Former Eastlawn Elementary School principal Daniel Stephen McInnis rejected a plea offer Monday in Alamance County Superior Court, leaving a child sex case tied to Burlington schools to move forward on three felony counts and one misdemeanor.

Prosecutors, led by assistant district attorney Elizabeth Olivier, had offered a resolution that would have let McInnis plead guilty to a lesser offense, crime against nature, with probation. Instead, Judge C. Douglas Green entered an order after the hearing and the case remained on track for further court proceedings.

McInnis, 45, of Burlington, was indicted April 7 by an Alamance County grand jury on statutory sex offense with a child by an adult, sexual activity with a student by school personnel and indecent liberties with a child. The grand jury also returned a misdemeanor sexual battery charge. If convicted on the felony counts, a later report said he would face sex-offender registration.

The case began more than two years earlier, when Burlington police opened a Special Victims Unit investigation on Dec. 8, 2023, after receiving information about alleged misconduct by a school administrator at Eastlawn Elementary School. Early court reporting identified the alleged offense date as Nov. 21, 2023, and identified the alleged victim as a 9-year-old Eastlawn student.

McInnis was booked into the Alamance County Detention Center on Dec. 29, 2023, and was initially held on a $500,000 bond. In January 2024, Alamance-Burlington school officials said he would be recommended for termination by the school board, and retired principal Donna King was named interim principal.

The rejection of the plea deal matters because it keeps the matter in the criminal justice system instead of ending it with a negotiated conviction and probation. That means more hearings, more evidence disputes and more public attention around a former elementary school leader accused of conduct that allegedly involved both a child and school personnel.
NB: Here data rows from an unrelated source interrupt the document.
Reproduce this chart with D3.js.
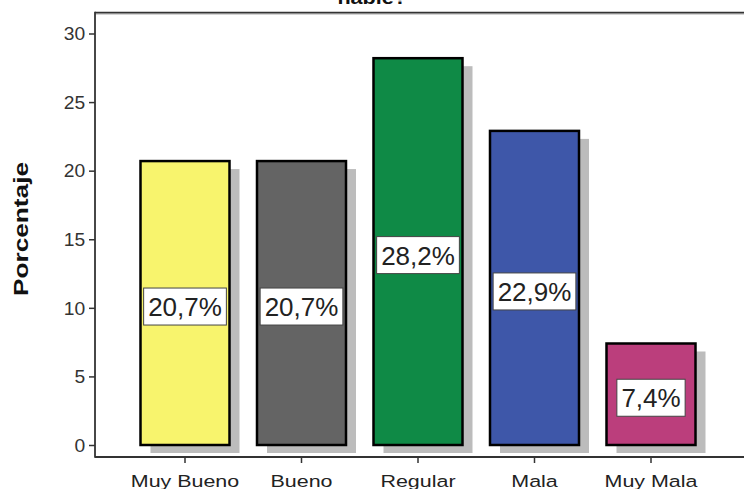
<!DOCTYPE html>
<html>
<head>
<meta charset="utf-8">
<script src="https://cdn.jsdelivr.net/npm/d3@7"></script>
<style>
  html, body { margin: 0; padding: 0; background: #fff; }
  svg { display: block; font-family: "Liberation Sans", Arial, sans-serif; }
</style>
</head>
<body>
<svg id="chart" width="744" height="489"></svg>
<script>
// Response categories and their share of answers (percent)
const categories = ["Muy Bueno", "Bueno", "Regular", "Mala", "Muy Mala"];
const percentages = [20.7, 20.7, 28.2, 22.9, 7.4];
const barColors = ["#f8f46d", "#646464", "#0f8a46", "#3e57a9", "#bb3e7c"];
const yTickValues = [0, 5, 10, 15, 20, 25, 30];
const titleText = "hable?";
const yAxisTitle = "Porcentaje";

const svg = d3.select("#chart");
const W = 744, H = 489;

// Plot frame
const frameLeft = 95, frameTop = 12.5, frameBottom = 457;

const y = d3.scaleLinear().domain([0, 30]).range([445, 33.5]);
const x = d3.scaleBand()
  .domain(categories)
  .range([126.75, 709.25])
  .paddingInner(0.236)
  .paddingOuter(0.118);

const fmt = v => v.toFixed(1).replace(".", ",") + "%";

// Title (top line clipped by the page edge)
svg.append("text")
  .attr("transform", "translate(407,4) scale(1.2,1)")
  .attr("text-anchor", "end")
  .attr("font-size", 18)
  .attr("font-weight", "bold")
  .attr("fill", "#111")
  .text(titleText);

// Frame: top edge
svg.append("line")
  .attr("x1", frameLeft).attr("x2", W)
  .attr("y1", frameTop + 1.2).attr("y2", frameTop + 1.2)
  .attr("stroke", "#aaa").attr("stroke-width", 1.5);
svg.append("line")
  .attr("x1", frameLeft).attr("x2", W)
  .attr("y1", frameTop).attr("y2", frameTop)
  .attr("stroke", "#333").attr("stroke-width", 1.6);

// Bar shadows
const g = svg.append("g");
g.selectAll("rect.shadow")
  .data(percentages)
  .join("rect")
  .attr("class", "shadow")
  .attr("x", (d, i) => x(categories[i]) + 10)
  .attr("y", d => y(d) + 8)
  .attr("width", x.bandwidth())
  .attr("height", d => y(0) - y(d))
  .attr("fill", "#bcbcbc");

// Bars
g.selectAll("rect.bar")
  .data(percentages)
  .join("rect")
  .attr("class", "bar")
  .attr("x", (d, i) => x(categories[i]))
  .attr("y", d => y(d))
  .attr("width", x.bandwidth())
  .attr("height", d => y(0) - y(d))
  .attr("fill", (d, i) => barColors[i])
  .attr("stroke", "#000")
  .attr("stroke-width", 2.5);

// Value labels in white boxes at mid-height
const labels = g.selectAll("g.lab")
  .data(percentages)
  .join("g")
  .attr("class", "lab")
  .attr("transform", (d, i) => `translate(${x(categories[i]) + x.bandwidth() / 2},${(y(d) + y(0)) / 2 + 3.5})`);

labels.append("rect").attr("fill", "#fff").attr("stroke", "#444").attr("stroke-width", 1);
labels.append("text")
  .attr("text-anchor", "middle")
  .attr("y", 9.5)
  .attr("font-size", 26)
  .attr("fill", "#222")
  .text(d => fmt(d));
labels.each(function () {
  const t = d3.select(this).select("text").node();
  const w = t.getComputedTextLength() + 9;
  d3.select(this).select("rect")
    .attr("x", -w / 2).attr("y", -18.5)
    .attr("width", w).attr("height", 37);
});

// Y axis
const yAxis = d3.axisLeft(y).tickValues(yTickValues).tickSize(6).tickPadding(3);
const yg = svg.append("g").attr("transform", `translate(${frameLeft},0)`).call(yAxis);
yg.select(".domain").remove();
yg.selectAll(".tick line").attr("stroke", "#333").attr("stroke-width", 1.5);
yg.selectAll(".tick text")
  .attr("font-size", 17.5)
  .attr("fill", "#333")
  .attr("font-family", "Liberation Sans, Arial, sans-serif")
  .attr("dy", "0.36em")
  .attr("transform", "translate(-8,0) scale(1.1,1) translate(7.3,0)");
svg.append("line")
  .attr("x1", frameLeft).attr("x2", frameLeft)
  .attr("y1", frameTop - 0.8).attr("y2", frameBottom + 0.8)
  .attr("stroke", "#333").attr("stroke-width", 1.8);

// X axis
const xAxis = d3.axisBottom(x).tickSize(6).tickPadding(4);
const xg = svg.append("g").attr("transform", `translate(0,${frameBottom})`).call(xAxis);
xg.select(".domain").remove();
xg.selectAll(".tick line").attr("stroke", "#333").attr("stroke-width", 1.5);
xg.selectAll(".tick text")
  .attr("font-size", 16.5)
  .attr("fill", "#222")
  .attr("font-family", "Liberation Sans, Arial, sans-serif")
  .attr("dy", null)
  .attr("y", 30)
  .attr("transform", "scale(1.3,1)");
svg.append("line")
  .attr("x1", frameLeft).attr("x2", W)
  .attr("y1", frameBottom).attr("y2", frameBottom)
  .attr("stroke", "#333").attr("stroke-width", 1.8);

// Y axis title
svg.append("text")
  .attr("transform", "translate(28,229) rotate(-90) scale(1.25,1)")
  .attr("text-anchor", "middle")
  .attr("font-size", 21)
  .attr("font-weight", "bold")
  .attr("fill", "#111")
  .text(yAxisTitle);
</script>
</body>
</html>
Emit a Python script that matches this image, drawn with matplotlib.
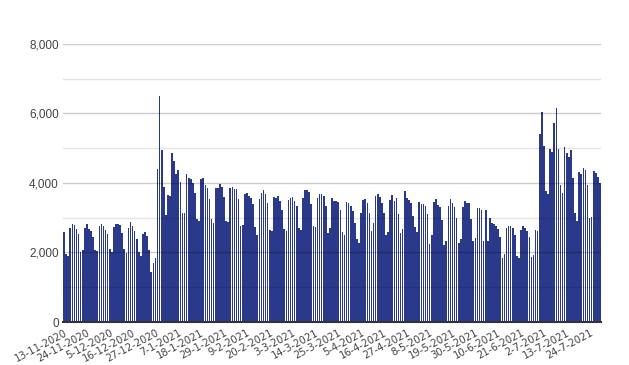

For Alamance-Burlington schools, the case continues to raise questions about employee oversight, reporting pathways and how quickly concerns about a staff member can move from a school property allegation to a criminal indictment.

The April 7 indictments marked a major escalation, but the plea hearing showed the case is still far from over. McInnis now faces the prospect of a prolonged court process that could keep the allegations in front of parents, staff members and district leaders well into the months ahead.